通常、スーパーなどで見かけるシイタケを子実体といい、その根っこの部分を菌糸体と言います。この菌糸体を自然に成長させて、熱水で抽出したものがLEMです。


様々な成分の混合物。

熱水で抽出しただけで、特別な精製をしているわけではないので、様々な成分が混在しています。

多糖類として、β-グルカンもあればα-グルカンもあるし、アラビノキシランも含みます。その他にもフェノール類としてシリンガ酸、バニリン酸、リグニン等が混ざっています。


菌糸体と言うけど、結局はカビ。

カビというのは、「カビの生えたパン、カビの生えた果物」で知られるカビのことです。LEMというのは、簡単に言えば、シイタケのカビを熱水で抽出した原液であったり、乾燥させて粉末にしたものです。


カビを食べれば免疫系が活性化して当然。

人間が普通に生活していてカビを積極的に食べることはありません。むしろ本能的に避けるものです。

カビから抽出した成分がカラダに入れば、カラダは病原体(カビ)が侵入したと誤解し、その病原体を除去しようとして、自然に免疫系を活性化します。
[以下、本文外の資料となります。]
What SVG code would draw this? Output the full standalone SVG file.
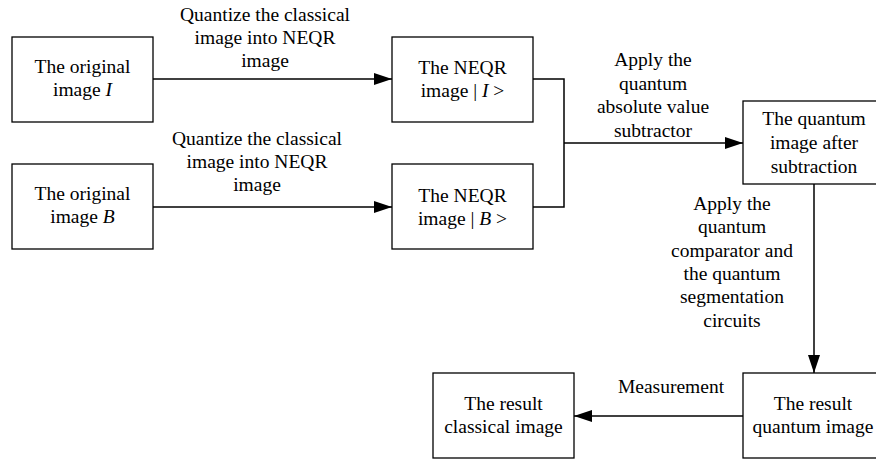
<svg xmlns="http://www.w3.org/2000/svg" width="876" height="460" viewBox="0 0 876 460">
  <style>
    text { font-family: "Liberation Serif", "Times New Roman", serif; font-size: 19.5px; fill: #000; text-anchor: middle; }
    .box { fill: #fff; stroke: #000; stroke-width: 1.3; }
    .wire { fill: none; stroke: #000; stroke-width: 1.5; }
    .it { font-style: italic; }
  </style>
  <defs>
    <marker id="arrow" viewBox="0 0 18 12" refX="18" refY="6" markerWidth="18" markerHeight="12" markerUnits="userSpaceOnUse" orient="auto">
      <path d="M0,0 L18,6 L0,12 Z" fill="#000"/>
    </marker>
  </defs>

  <rect width="876" height="460" fill="#fff"/>

  <!-- connectors -->
  <g id="connectors">
    <line class="wire" x1="153" y1="79" x2="392" y2="79" marker-end="url(#arrow)"/>
    <line class="wire" x1="153" y1="207" x2="392" y2="207" marker-end="url(#arrow)"/>
    <polyline class="wire" points="533,79 564,79 564,207 533,207"/>
    <line class="wire" x1="564" y1="143" x2="743" y2="143" marker-end="url(#arrow)"/>
    <line class="wire" x1="814" y1="184" x2="814" y2="373" marker-end="url(#arrow)"/>
    <line class="wire" x1="743" y1="416" x2="574" y2="416" marker-end="url(#arrow)"/>
  </g>

  <!-- connector labels -->
  <g id="labels">
    <text x="265" y="21">Quantize the classical</text>
    <text x="265" y="44">image into NEQR</text>
    <text x="265" y="67">image</text>

    <text x="257" y="145">Quantize the classical</text>
    <text x="257" y="168">image into NEQR</text>
    <text x="257" y="191">image</text>

    <text x="653" y="66">Apply the</text>
    <text x="653" y="89.5">quantum</text>
    <text x="653" y="113">absolute value</text>
    <text x="653" y="136.5">subtractor</text>

    <text x="732" y="210">Apply the</text>
    <text x="732" y="233.3">quantum</text>
    <text x="732" y="256.6">comparator and</text>
    <text x="732" y="280">the quantum</text>
    <text x="732" y="303.3">segmentation</text>
    <text x="732" y="326.6">circuits</text>

    <text x="671" y="393">Measurement</text>
  </g>

  <!-- nodes -->
  <g id="original-I">
    <rect class="box" x="12" y="37" width="141" height="85"/>
    <text x="82.5" y="73">The original</text>
    <text x="82.5" y="96">image <tspan class="it">I</tspan></text>
  </g>

  <g id="original-B">
    <rect class="box" x="12" y="164" width="141" height="85"/>
    <text x="82.5" y="200">The original</text>
    <text x="82.5" y="223">image <tspan class="it">B</tspan></text>
  </g>

  <g id="neqr-I">
    <rect class="box" x="392" y="37" width="141" height="85"/>
    <text x="462.5" y="74">The NEQR</text>
    <text x="462.5" y="97">image | <tspan class="it">I</tspan> &gt;</text>
  </g>

  <g id="neqr-B">
    <rect class="box" x="392" y="164" width="141" height="85"/>
    <text x="462.5" y="201.5">The NEQR</text>
    <text x="462.5" y="224.5">image | <tspan class="it">B</tspan> &gt;</text>
  </g>

  <g id="quantum-subtraction">
    <rect class="box" x="743" y="101" width="141" height="83"/>
    <text x="814" y="125.3">The quantum</text>
    <text x="814" y="149">image after</text>
    <text x="814" y="172.7">subtraction</text>
  </g>

  <g id="result-quantum">
    <rect class="box" x="743" y="373" width="141" height="85"/>
    <text x="813" y="410">The result</text>
    <text x="813" y="433">quantum image</text>
  </g>

  <g id="result-classical">
    <rect class="box" x="433" y="373" width="141" height="85"/>
    <text x="503.5" y="410">The result</text>
    <text x="503.5" y="433">classical image</text>
  </g>
</svg>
このように病原体と認識される物質の立体構造を、病原体関連分子パターン(PAMPs)といい、PAMPsを認識する免疫細胞などの表面に存在する受容体をパターン認識受容体(PRRs)と言います。


LEMのどの成分が効いているのか、はっきりしない。

何かの効果があったとしても、それはLEMの中のどの成分のおかげなのかが良く分かっていません。成分が特定されていないため、免疫サポートの作用メカニズムもしっかり特定されていません。


LEMの免疫抑制の解除。

ガンになると、免疫を抑制する細胞(免疫抑制細胞)が増えることが分かっており、この免疫抑制細胞の増殖をLEMで抑えることで、免疫の抑制を解除し、本来の免疫の力を発揮しやすくすることができると言われています。

ただし、患者の体内では免疫機能自体が弱まっているため、免疫の抑制だけを解除しても、効果が発揮されにくい可能性があります。事実、免疫抑制を解除したからといって、すべての患者が良くなるわけでもありません。


β-グルカンも入っているから一石二鳥、でもない。

熱水抽出した程度では食物繊維としてのβ-グルカンしか得られません。つまり、LEMに含有されるβ-グルカンは免疫をサポートできるレベルのものではないということです。


LEMのメリットとデメリット。

メリットとしては、免疫抑制の解除という独特な性質をもつということです。ただ、この性質をもつから他の成分よりも明らかに優れているというわけでもありません。

デメリットとしては、普通は食べない成分であることと、様々な成分の混合物であるため、よくわかっていない成分も含まれ、今は安全と言われていても、将来どうなるかわからないというリスクがあります。